- [Written instruction]: Leave the pictures out and quote every line from the start of the listing to the line with "import seaborn as sns", inclusive.

- [Information provided]:
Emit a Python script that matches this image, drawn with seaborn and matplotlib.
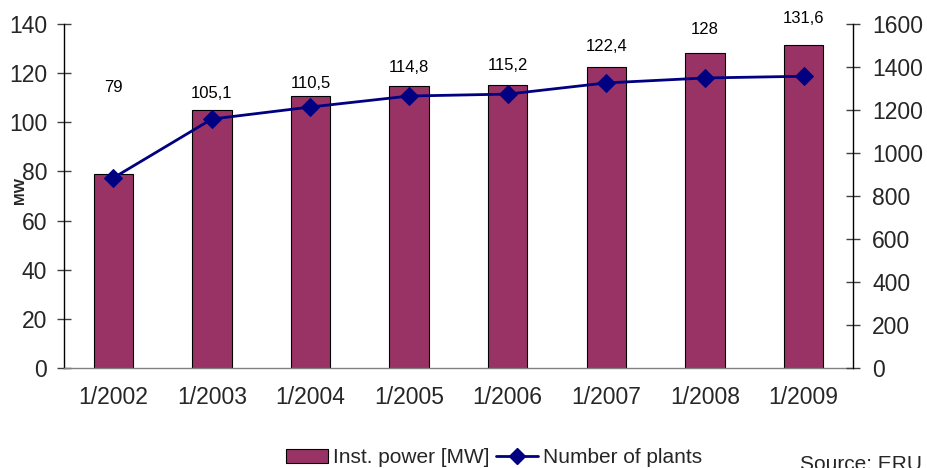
import matplotlib
matplotlib.use("Agg")
import matplotlib.pyplot as plt
import matplotlib.lines as mlines
import matplotlib.patches as mpatches
import numpy as np
import pandas as pd
import seaborn as sns

# Data
periods = ["1/2002", "1/2003", "1/2004", "1/2005", "1/2006", "1/2007", "1/2008", "1/2009"]
inst_power_mw = [79, 105.1, 110.5, 114.8, 115.2, 122.4, 128, 131.6]
number_of_plants = [884, 1158, 1214, 1265, 1274, 1326, 1349, 1357]
power_labels = ["79", "105,1", "110,5", "114,8", "115,2", "122,4", "128", "131,6"]

# Vertical offset (points) of each value label above its bar
label_offsets = [62, 12, 9, 13, 14, 15, 17, 19]

sns.set_theme(style="white")
plt.rcParams["font.family"] = ["Liberation Sans", "DejaVu Sans"]

df = pd.DataFrame({"period": periods, "power": inst_power_mw, "plants": number_of_plants})

fig = plt.figure(figsize=(9.27, 4.68), dpi=100)
ax = fig.add_axes([0.069, 0.2137, 0.851, 0.735])

bar_color = "#993366"
line_color = "#000080"

sns.barplot(data=df, x="period", y="power", ax=ax, color=bar_color,
            saturation=1, width=0.4, edgecolor="black", linewidth=0.8)

ax.set_ylim(0, 140)
ax.set_xlim(-0.5, len(periods) - 0.5)
ax.set_yticks(np.arange(0, 141, 20))
ax.set_xlabel("")
ax.set_ylabel("MW", fontsize=11, fontweight="bold")
ax.yaxis.set_label_coords(-0.047, 0.517)
ax.tick_params(axis="y", direction="inout", length=10, width=1, color="#404040",
               labelsize=16.5, pad=7, left=True)
ax.tick_params(axis="x", length=0, labelsize=16.5, pad=13)
for side in ["top", "right"]:
    ax.spines[side].set_visible(False)
ax.spines["left"].set_color("black")
ax.spines["left"].set_linewidth(1)
ax.spines["bottom"].set_color("#808080")
ax.spines["bottom"].set_linewidth(1)

for i, (v, lab) in enumerate(zip(inst_power_mw, power_labels)):
    ax.annotate(lab, xy=(i, v), xytext=(0, label_offsets[i]), textcoords="offset points",
                ha="center", va="center", fontsize=12, color="black")

ax2 = ax.twinx()
x_idx = np.arange(len(periods))
sns.lineplot(x=x_idx, y=number_of_plants, ax=ax2, color=line_color, linewidth=2,
             marker="D", markersize=9, markeredgecolor=line_color, markerfacecolor=line_color)
ax2.set_ylim(0, 1600)
ax2.set_yticks(np.arange(0, 1601, 200))
ax2.set_ylabel("")
ax2.tick_params(axis="y", direction="inout", length=10, width=1, color="#404040",
                labelsize=16.5, pad=9, right=True)
for side in ["top", "left", "bottom"]:
    ax2.spines[side].set_visible(False)
ax2.spines["right"].set_color("black")
ax2.spines["right"].set_linewidth(1)

handles = [
    mpatches.Patch(facecolor=bar_color, edgecolor="black", linewidth=0.8, label="Inst. power [MW]"),
    mlines.Line2D([], [], color=line_color, linewidth=2, marker="D", markersize=8,
                  label="Number of plants"),
]
fig.legend(handles=handles, loc="center", bbox_to_anchor=(0.533, 0.022), ncol=2,
           frameon=False, fontsize=15, handlelength=2.0, handletextpad=0.25,
           columnspacing=0.3, borderaxespad=0)

fig.text(0.863, 0.028, "Source: ERU", ha="left", va="top", fontsize=15)

fig.savefig("out.png", dpi=100)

- [Task output]:
Emit a Python script that matches this image, drawn with seaborn and matplotlib.
import matplotlib
matplotlib.use("Agg")
import matplotlib.pyplot as plt
import matplotlib.lines as mlines
import matplotlib.patches as mpatches
import numpy as np
import pandas as pd
import seaborn as sns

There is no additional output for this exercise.